Gaming systems are prevalent in today's computing environments. Game consoles are typically closed systems that only allow signed, or verified, games controlled by hardware vendors to execute on such consoles. This type of development may be called supervisor mode development, in part because the ability to access underlying console resources and the eventual execution of the developed code will undergo a strict verification process to become a signed game. Thus, developers of signed games typically are allowed a certain degree of freedom above that which is given to an ordinary user of the console.

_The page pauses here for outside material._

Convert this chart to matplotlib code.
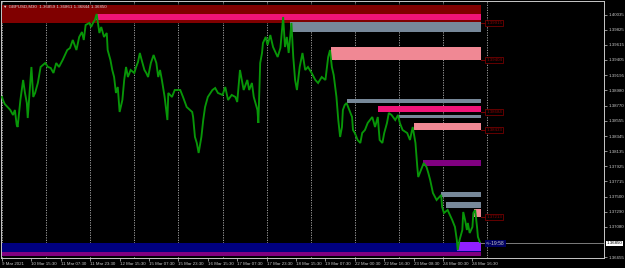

This restriction may be done for various reasons, whether to preserve the business model of having a tightly controlled environment for publishers, where piracy of intellectual property is kept to a minimum, or controlling the types of games that can be played on a gaming system, for instance, to allow content that meets parental expectations for children playing such content. Additionally, allowing only signed code to run helps to control and mitigate the potential for cheating on games in an online community, where certain assumptions, such as community scores or digital currency, are essential to be accurate.
However, these tight restrictions present on game consoles prevent the larger creative community as a whole from developing games or game-like applications on closed game consoles without the need to undergo a verification process. There is a need to allow developers, gamers, general hobbyist, and student game developer communities, among others, to write unsigned games for a traditionally closed system. Additionally, there is a burgeoning market of homebrew developers who spend the time and effort in order to hack game consoles in order to allow the running of unsigned code on such consoles. Without undergoing the verification process, the games developed will be unsigned and not permitted to be operated on a closed console.
To meet this need, restrictions need to be placed on what the unsigned content developers may do. Thus, a managed framework may be used to limit unsigned content developers in a manner unlike the relatively high degree of freedom permitted to developers of signed content. A reduction in content allowed may also reduce the performance of unsigned games, including the graphical response.